─── Dataset records ───

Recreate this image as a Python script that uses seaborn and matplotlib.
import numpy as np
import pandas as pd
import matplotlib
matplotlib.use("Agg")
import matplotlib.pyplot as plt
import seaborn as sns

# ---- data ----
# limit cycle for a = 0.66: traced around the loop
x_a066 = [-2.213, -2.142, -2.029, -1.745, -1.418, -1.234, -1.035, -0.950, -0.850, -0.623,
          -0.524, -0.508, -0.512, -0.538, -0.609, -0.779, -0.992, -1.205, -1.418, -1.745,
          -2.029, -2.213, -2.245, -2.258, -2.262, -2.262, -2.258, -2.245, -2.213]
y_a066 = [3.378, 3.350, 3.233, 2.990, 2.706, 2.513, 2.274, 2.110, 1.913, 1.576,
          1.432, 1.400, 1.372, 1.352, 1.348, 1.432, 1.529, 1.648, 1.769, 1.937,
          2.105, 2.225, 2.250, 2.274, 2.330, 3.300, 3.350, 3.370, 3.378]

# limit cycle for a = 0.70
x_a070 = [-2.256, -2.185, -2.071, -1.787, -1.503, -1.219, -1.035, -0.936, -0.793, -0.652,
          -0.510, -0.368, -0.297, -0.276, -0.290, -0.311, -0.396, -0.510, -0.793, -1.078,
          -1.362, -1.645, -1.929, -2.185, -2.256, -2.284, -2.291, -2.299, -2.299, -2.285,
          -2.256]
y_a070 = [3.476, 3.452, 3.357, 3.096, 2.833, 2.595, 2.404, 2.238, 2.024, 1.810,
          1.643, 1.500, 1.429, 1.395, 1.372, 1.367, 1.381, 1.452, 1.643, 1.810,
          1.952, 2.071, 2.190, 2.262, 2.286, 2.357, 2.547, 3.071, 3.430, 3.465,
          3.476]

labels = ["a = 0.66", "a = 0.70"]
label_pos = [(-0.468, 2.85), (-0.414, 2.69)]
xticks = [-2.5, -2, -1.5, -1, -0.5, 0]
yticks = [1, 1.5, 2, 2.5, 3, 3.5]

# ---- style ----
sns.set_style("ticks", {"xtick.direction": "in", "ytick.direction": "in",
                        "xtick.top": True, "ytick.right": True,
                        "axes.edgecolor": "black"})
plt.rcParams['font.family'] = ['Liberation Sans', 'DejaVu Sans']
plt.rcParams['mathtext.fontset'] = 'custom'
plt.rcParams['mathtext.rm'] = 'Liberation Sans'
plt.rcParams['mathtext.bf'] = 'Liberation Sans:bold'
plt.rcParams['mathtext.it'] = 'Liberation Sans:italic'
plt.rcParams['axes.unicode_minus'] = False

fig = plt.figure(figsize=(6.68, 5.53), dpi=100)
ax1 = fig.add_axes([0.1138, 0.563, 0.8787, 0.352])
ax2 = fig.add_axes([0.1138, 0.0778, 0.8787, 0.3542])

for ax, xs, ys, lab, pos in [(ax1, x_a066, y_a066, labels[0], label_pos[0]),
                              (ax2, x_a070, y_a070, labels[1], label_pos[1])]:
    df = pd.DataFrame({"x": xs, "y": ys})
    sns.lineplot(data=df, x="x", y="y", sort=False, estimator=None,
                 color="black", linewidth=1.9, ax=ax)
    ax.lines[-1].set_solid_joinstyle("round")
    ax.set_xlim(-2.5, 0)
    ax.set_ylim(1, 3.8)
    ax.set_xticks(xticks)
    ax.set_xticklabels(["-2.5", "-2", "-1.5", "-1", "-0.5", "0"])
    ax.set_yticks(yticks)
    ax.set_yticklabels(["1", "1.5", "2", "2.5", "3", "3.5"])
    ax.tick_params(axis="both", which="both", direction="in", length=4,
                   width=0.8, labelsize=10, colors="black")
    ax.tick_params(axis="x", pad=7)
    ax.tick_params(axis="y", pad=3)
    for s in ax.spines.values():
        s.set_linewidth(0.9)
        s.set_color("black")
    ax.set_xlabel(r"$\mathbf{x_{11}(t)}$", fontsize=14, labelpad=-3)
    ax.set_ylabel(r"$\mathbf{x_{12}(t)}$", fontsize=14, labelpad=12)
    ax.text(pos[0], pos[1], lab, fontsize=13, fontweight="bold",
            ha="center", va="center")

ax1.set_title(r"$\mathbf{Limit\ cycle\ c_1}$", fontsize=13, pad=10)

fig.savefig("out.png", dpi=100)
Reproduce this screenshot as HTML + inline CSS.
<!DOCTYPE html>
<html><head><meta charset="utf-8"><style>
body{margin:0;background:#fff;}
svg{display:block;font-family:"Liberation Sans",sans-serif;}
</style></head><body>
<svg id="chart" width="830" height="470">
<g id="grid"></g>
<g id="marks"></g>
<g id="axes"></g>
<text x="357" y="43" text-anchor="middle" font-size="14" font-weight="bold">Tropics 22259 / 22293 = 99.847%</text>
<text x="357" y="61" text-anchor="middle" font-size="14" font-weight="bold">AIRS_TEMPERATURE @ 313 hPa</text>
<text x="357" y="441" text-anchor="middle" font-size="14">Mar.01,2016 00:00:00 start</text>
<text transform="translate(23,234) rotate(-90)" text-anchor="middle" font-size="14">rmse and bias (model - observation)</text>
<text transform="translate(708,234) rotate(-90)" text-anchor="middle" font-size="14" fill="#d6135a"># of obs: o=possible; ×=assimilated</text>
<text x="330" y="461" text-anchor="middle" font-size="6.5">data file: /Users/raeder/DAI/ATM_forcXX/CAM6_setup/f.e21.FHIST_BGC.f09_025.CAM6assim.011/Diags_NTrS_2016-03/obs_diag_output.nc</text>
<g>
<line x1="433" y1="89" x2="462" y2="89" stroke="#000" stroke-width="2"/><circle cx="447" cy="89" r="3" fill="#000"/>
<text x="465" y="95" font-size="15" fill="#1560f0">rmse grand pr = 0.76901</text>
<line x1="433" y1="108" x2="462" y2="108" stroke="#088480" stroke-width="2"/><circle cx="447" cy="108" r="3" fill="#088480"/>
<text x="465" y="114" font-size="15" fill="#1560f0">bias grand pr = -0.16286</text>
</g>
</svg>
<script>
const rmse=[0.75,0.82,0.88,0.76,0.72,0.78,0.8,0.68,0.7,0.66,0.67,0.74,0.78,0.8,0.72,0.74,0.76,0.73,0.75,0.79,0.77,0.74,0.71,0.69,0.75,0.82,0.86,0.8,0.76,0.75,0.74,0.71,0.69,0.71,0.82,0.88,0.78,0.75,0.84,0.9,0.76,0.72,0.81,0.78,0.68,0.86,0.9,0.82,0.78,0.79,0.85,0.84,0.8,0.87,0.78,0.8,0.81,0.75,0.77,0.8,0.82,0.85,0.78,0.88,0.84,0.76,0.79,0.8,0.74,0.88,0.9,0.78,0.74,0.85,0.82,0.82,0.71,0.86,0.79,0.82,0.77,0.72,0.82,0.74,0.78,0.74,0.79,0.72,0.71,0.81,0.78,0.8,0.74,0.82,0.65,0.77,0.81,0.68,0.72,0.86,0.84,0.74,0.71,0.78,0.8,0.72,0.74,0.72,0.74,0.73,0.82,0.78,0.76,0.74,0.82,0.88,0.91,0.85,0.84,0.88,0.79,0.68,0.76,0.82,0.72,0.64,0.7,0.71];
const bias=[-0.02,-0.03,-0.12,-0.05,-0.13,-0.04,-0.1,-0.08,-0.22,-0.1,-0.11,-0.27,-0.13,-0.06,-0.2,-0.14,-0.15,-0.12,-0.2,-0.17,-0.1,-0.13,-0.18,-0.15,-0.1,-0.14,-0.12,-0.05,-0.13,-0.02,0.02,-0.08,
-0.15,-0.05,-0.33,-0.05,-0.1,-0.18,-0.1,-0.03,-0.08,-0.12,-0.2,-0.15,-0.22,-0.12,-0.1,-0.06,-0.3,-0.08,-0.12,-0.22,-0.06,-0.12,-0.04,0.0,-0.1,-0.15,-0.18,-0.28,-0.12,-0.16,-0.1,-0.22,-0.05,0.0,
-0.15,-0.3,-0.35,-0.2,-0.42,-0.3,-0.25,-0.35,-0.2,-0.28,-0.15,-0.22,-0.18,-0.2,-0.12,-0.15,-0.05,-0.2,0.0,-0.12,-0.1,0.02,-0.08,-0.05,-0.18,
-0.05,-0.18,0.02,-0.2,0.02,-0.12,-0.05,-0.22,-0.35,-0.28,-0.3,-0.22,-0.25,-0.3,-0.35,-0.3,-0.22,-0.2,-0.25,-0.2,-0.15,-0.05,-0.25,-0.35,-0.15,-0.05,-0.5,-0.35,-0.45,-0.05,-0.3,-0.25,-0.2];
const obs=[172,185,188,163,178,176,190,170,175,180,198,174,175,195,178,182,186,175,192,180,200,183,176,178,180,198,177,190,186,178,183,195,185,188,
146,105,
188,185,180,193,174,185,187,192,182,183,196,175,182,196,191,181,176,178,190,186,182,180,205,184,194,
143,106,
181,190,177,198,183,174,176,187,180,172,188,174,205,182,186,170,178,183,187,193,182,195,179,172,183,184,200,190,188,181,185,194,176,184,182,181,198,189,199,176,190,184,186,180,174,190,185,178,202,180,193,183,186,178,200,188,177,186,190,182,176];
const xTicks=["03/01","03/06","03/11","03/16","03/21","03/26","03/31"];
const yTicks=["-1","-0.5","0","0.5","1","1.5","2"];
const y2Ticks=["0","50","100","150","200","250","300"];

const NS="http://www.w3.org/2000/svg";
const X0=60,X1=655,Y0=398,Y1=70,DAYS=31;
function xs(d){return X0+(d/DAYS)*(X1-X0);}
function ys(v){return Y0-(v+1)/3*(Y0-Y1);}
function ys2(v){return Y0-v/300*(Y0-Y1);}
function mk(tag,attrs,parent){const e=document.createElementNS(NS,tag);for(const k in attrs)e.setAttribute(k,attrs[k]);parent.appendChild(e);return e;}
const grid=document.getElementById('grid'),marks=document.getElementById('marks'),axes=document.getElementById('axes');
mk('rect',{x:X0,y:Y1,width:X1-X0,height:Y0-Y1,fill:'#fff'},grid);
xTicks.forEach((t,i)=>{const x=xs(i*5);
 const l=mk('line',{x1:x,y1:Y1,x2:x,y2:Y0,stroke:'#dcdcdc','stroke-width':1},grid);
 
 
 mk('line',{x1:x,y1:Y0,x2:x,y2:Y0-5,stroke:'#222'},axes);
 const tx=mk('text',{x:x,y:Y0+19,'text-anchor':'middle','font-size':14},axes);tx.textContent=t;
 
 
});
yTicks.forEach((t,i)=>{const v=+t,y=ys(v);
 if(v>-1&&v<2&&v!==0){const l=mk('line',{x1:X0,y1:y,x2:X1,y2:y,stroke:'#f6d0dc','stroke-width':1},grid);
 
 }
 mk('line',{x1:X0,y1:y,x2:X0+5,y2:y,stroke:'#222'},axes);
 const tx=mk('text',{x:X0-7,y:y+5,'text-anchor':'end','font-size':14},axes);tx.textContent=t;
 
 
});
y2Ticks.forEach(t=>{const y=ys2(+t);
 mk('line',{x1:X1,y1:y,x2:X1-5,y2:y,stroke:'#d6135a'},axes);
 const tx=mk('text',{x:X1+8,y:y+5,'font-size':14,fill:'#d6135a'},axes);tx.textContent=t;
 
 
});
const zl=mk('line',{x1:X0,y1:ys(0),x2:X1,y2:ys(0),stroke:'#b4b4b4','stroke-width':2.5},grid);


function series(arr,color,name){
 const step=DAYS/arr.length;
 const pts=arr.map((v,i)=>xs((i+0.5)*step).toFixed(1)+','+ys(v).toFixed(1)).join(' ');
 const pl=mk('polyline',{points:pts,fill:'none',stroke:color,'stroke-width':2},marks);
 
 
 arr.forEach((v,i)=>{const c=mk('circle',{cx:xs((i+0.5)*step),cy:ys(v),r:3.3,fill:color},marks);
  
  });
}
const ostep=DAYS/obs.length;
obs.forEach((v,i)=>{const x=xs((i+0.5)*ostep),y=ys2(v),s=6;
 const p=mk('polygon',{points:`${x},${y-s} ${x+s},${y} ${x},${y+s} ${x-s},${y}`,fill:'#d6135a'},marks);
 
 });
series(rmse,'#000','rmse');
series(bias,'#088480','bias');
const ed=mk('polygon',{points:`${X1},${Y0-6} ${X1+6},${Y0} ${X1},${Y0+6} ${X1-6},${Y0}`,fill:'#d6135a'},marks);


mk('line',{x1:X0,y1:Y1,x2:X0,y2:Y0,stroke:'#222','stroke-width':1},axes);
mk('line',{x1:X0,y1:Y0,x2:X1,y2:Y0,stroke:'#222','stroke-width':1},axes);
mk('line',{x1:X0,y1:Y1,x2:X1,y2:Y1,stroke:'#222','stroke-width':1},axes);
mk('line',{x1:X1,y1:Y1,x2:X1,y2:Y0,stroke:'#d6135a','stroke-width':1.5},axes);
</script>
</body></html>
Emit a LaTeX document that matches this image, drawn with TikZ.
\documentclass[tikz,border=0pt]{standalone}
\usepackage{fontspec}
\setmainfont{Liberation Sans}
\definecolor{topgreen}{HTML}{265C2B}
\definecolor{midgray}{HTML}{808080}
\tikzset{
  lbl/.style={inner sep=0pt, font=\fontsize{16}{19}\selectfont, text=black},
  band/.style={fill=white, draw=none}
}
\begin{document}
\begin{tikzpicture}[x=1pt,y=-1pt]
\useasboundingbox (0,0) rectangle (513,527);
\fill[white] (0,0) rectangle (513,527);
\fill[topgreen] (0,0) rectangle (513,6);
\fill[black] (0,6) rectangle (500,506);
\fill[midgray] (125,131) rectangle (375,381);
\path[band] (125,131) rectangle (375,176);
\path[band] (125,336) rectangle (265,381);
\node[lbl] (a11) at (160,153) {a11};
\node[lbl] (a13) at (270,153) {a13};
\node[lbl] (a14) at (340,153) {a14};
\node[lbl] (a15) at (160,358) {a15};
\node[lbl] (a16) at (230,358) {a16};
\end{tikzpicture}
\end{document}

───

§ Exercise details: Please copy only these lines, exactly: the first line of the records through the line containing "import seaborn as sns", ends included.

§ Correct answer:
Recreate this image as a Python script that uses seaborn and matplotlib.
import numpy as np
import pandas as pd
import matplotlib
matplotlib.use("Agg")
import matplotlib.pyplot as plt
import seaborn as sns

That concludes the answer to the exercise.